On current and former players involvement in their communities:Our players do great things. You mentioned some of the former players. (Pro Football Hall of Fame T) Anthony Muñoz, who was here for the (2011 NFL) Draft, what he does with his foundation is extraordinary. There are so many players who do that, both active and retired. I am proud of what our players do. We want to continue to do things to encourage them to make a difference in their communities, and I think they do.
On the NFLPA's access to financial data:Despite what other unions get, the NFLPA gets access to every single penny of our revenue. They are able to audit that. They know exactly where it is generated and how it is generated. Obviously, they have a very clear understanding to the penny of our player costs and we have offered and have demonstrated to them and have shown them the increased costs that we have had in operations.
There is a significant amount of transparency that exists. They understand what is wrong with the business model. They clearly do.
On the NFLPA and other unions activity:You see what is going on in Wisconsin with their fight to hold onto collective bargaining rights. This union decided to abandon those collective bargaining rights. It is a choice that they have to make if it is what they are sincere in doing. I am not so sure if this isn't just an attempt, though, to get leverage in a negotiation. That is what troubles me because clearly, it is not going to benefit the majority of players if we don't have a collective bargaining agreement. That is what we should do. We should settle the issues and continue to build this great game.
On a final deadline for cancelling the season if an agreement is not reached:We haven't gotten to that point. I hope we never get to that point. It would be a shame. We are continuing to make all of our plans to play a full 2011 schedule. It is our intention. We have to get back to the table and make sure that it occurs. If we are unsuccessful at getting to that point, we will have to make those decisions as we go. To date, I do not have a specific time period other than getting this done sooner rather than later.

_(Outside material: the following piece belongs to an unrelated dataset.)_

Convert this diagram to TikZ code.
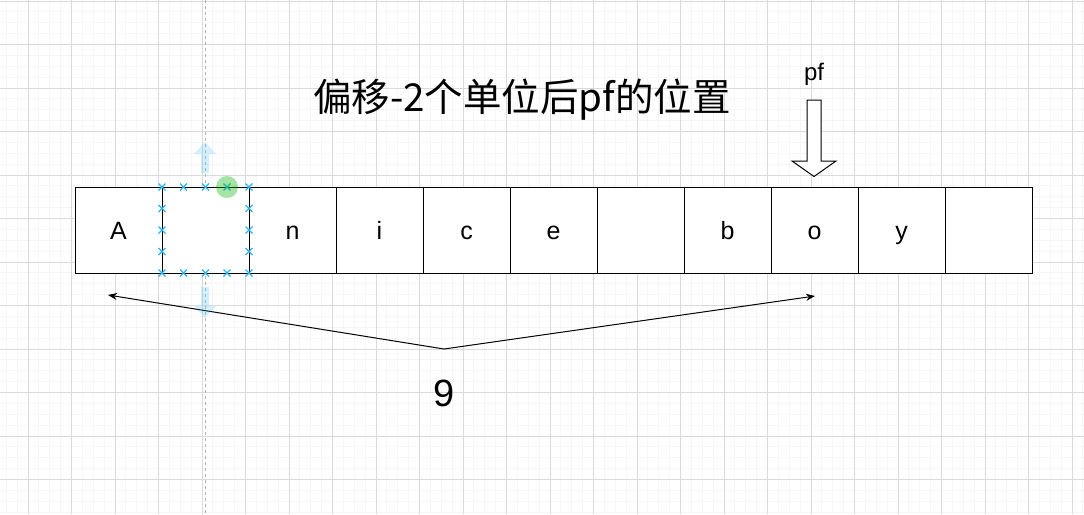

On personally receiving negative reactions from media and fans:It is part of the job. I understand the frustration. People just want football. Anyone who gets between them and football is going to be seen in that light and as an obstructionist. I want football more than anybody. We also have to make sure, though, we have a sustainable business model and we continue to grow the game and we continue to do the things that have created the competitive kind of football we have. You can't be commissioner of any sport without being subject to criticism. I understand that. It is a part of the job. I will continue to do the best I can to make sure that every day I leave this office that I am working hard to make sure the game of football continues to be successful for the long term not just the short term.
Closing statement:The first thing I do is thank the fans for their support and their interest. I know Mike Brown and the Bengals organization appreciate it and certainly, we do at the NFL. At the end, we are all NFL fans and want this great game to continue. Thank you. I know it is a frustrating period but I appreciate hearing from you.